Asked if the 2016 election concerns in the scientific community regarding climate change were unfounded or substantiated in the last four years, Bradburn remarked, “(It) has turned out to be true, and science advisory committees to agencies, particularly those related to climate concerns, have been decimated and scientific advice has been rejected or downplayed in many agencies.”

Hindsight is 2020

Looking back now, we can see, quite clearly, that there were definitely reasons for concern in the scientific community regarding the election of President Trump, but there was also reason to think the hysteria might have been inflated. Whereas concerns of budget cuts were realized, as the president did indeed propose myriad budget cuts to research funding, Congress defied expectations and granted funding beyond what was requested. While funding concerns were predominantly quelled, the issue of climate change and the downplaying of the voice of the science community in matters like climate change is still very much alive. “There is less concern about the future of funding for science agencies because of strong Congressional support for NIH and NSF as well as the Defense Department and NASA, but there is a fear that the President’s reelection will further erode the role of science in important policy areas, particularly those related to climate,” proclaimed Bradburn.

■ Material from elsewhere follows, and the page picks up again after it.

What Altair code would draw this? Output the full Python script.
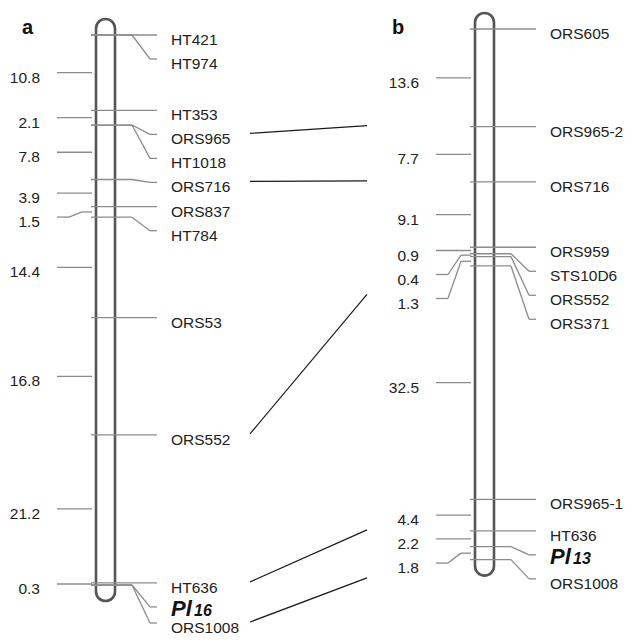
import altair as alt
import pandas as pd

# ---------------- data ----------------
# chromosome a : loci (markers sharing a position) and intervals (cM) between them
a_loci = [["HT421", "HT974"], ["HT353"], ["ORS965", "HT1018"], ["ORS716"], ["ORS837"],
          ["HT784"], ["ORS53"], ["ORS552"], ["HT636"], ["Pl16", "ORS1008"]]
a_intervals = [10.8, 2.1, 7.8, 3.9, 1.5, 14.4, 16.8, 21.2, 0.3]

# chromosome b
b_loci = [["ORS605"], ["ORS965-2"], ["ORS716"], ["ORS959"], ["STS10D6"], ["ORS552"],
          ["ORS371"], ["ORS965-1"], ["HT636"], ["Pl13"], ["ORS1008"]]
b_intervals = [13.6, 7.7, 9.1, 0.9, 0.4, 1.3, 32.5, 4.4, 2.2, 1.8]

# common markers linked between the two maps
links = [("ORS965", "ORS965-2"), ("ORS716", "ORS716"), ("ORS552", "ORS552"),
         ("HT636", "HT636"), ("ORS1008", "ORS1008")]

gene_names = {"Pl16": ("Pl", "16"), "Pl13": ("Pl", "13")}

# ---------------- layout (drawing units, px) ----------------
layout = {
    "a": dict(loci=a_loci, intervals=a_intervals, left=96, top=35, k=6.98, lx=-74),
    "b": dict(loci=b_loci, intervals=b_intervals, left=475, top=29, k=7.18, lx=-83),
}
GAP = 24
CW = 19
YMAX = 628

segs, texts, genes, chroms, letters = [], [], [], [], []
text_y = {"a": {}, "b": {}}


def spread(vals):
    out, prev = [], None
    for v in vals:
        L = v if prev is None else max(v, prev + GAP)
        out.append(L)
        prev = L
    return out


for name, c in layout.items():
    left, top, k = c["left"], c["top"], c["k"]
    pos = [0.0]
    for d in c["intervals"]:
        pos.append(pos[-1] + d)
    ticks = [top + k * p for p in pos]
    chroms.append(dict(x=left, x2=left + CW, y=ticks[0] - 16, y2=ticks[-1] + 16))
    letters.append(dict(x=left + c["lx"], y=28, t=name))

    # markers (right side)
    flat = []
    for t, group in zip(ticks, c["loci"]):
        for m in group:
            flat.append((m, t))
    Ls = spread([t for _, t in flat])
    for (m, t), L in zip(flat, Ls):
        ty = min(L + 5, YMAX)
        L = ty - 5
        text_y[name][m] = ty
        if L - t < 2.5:
            segs.append(dict(x=left - 5, y=t, x2=left + 61, y2=t, c="tick"))
        else:
            segs.append(dict(x=left - 5, y=t, x2=left + 36, y2=t, c="tick"))
            segs.append(dict(x=left + 36, y=t, x2=left + 54, y2=L, c="tick"))
            segs.append(dict(x=left + 54, y=L, x2=left + 61, y2=L, c="tick"))
        if m in gene_names:
            genes.append(dict(x=left + 75, y=L + 9, t=gene_names[m][0], s=22))
            genes.append(dict(x=left + 98, y=L + 9, t=gene_names[m][1], s=16))
        else:
            texts.append(dict(x=left + 75, y=ty, t=m, a="left"))

    # intervals (left side)
    mids = [(ticks[i] + ticks[i + 1]) / 2 for i in range(len(c["intervals"]))]
    Lm = spread(mids)
    for d, mm, L in zip(c["intervals"], mids, Lm):
        if L - mm < 2.5:
            segs.append(dict(x=left - 39, y=mm, x2=left - 4, y2=mm, c="tick"))
        else:
            segs.append(dict(x=left - 4, y=mm, x2=left - 14, y2=mm, c="tick"))
            segs.append(dict(x=left - 14, y=mm, x2=left - 27, y2=L, c="tick"))
            segs.append(dict(x=left - 27, y=L, x2=left - 39, y2=L, c="tick"))
        texts.append(dict(x=left - 56, y=L + 5, t=f"{d:.1f}", a="right"))

for ma, mb in links:
    segs.append(dict(x=250, y=text_y["a"][ma] - 6, x2=367, y2=text_y["b"][mb] - 6, c="link"))

seg_df = pd.DataFrame(segs)
txt_df = pd.DataFrame(texts)
gene_df = pd.DataFrame(genes)
chr_df = pd.DataFrame(chroms)
let_df = pd.DataFrame(letters)

X = alt.X("x:Q", scale=alt.Scale(domain=[8, 624]), axis=None)
Y = alt.Y("y:Q", scale=alt.Scale(domain=[8, 635], reverse=True), axis=None)

chrom_layer = alt.Chart(chr_df).mark_rect(
    cornerRadius=9.5, fill="white", stroke="#555555", strokeWidth=2.6
).encode(x=X, x2="x2:Q", y=Y, y2="y2:Q")

seg_layer = alt.Chart(seg_df).mark_rule().encode(
    x=X, x2="x2:Q", y=Y, y2="y2:Q",
    color=alt.Color("c:N", scale=alt.Scale(domain=["tick", "link"], range=["#8c8c8c", "#1a1a1a"]), legend=None),
    strokeWidth=alt.StrokeWidth("c:N", scale=alt.Scale(domain=["tick", "link"], range=[1.3, 1.2]), legend=None),
)

txt_left = alt.Chart(txt_df[txt_df.a == "left"]).mark_text(
    align="left", baseline="middle", font="Liberation Sans", fontSize=15.5, color="#222222"
).encode(x=X, y=Y, text="t:N")

txt_right = alt.Chart(txt_df[txt_df.a == "right"]).mark_text(
    align="right", baseline="middle", font="Liberation Sans", fontSize=15.5, color="#222222"
).encode(x=X, y=Y, text="t:N")

gene_layer = alt.Chart(gene_df).mark_text(
    align="left", baseline="alphabetic", font="Liberation Sans", fontWeight="bold",
    fontStyle="italic", color="#111111"
).encode(x=X, y=Y, text="t:N", size=alt.Size("s:Q", scale=None, legend=None))

letter_layer = alt.Chart(let_df).mark_text(
    align="left", baseline="middle", font="Liberation Sans", fontWeight="bold", fontSize=20, color="#111111"
).encode(x=X, y=Y, text="t:N")

chart = alt.layer(chrom_layer, seg_layer, txt_left, txt_right, gene_layer, letter_layer).properties(
    width=616, height=627, padding=0, autosize=alt.AutoSizeParams(type="none")
).configure_view(stroke=None)

chart.save("out.html", embed_options={"renderer": "svg", "actions": False})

The research community has every justification to be nervous about any election. They want to make sure they avoid the jab of a funding cut, the right hook of anti-science politicking, and the knockout blow of science suppression. Indeed, politics is a brutal affair not unlike boxing. In boxing the competitors only hurt each other. In politics they hurt each other but can hurt everyone around them. 320 million people to be exact. The decisions they make reverberate throughout every facet of culture, society and science. From voting booth to laboratory. From poll to PI. From election to electron.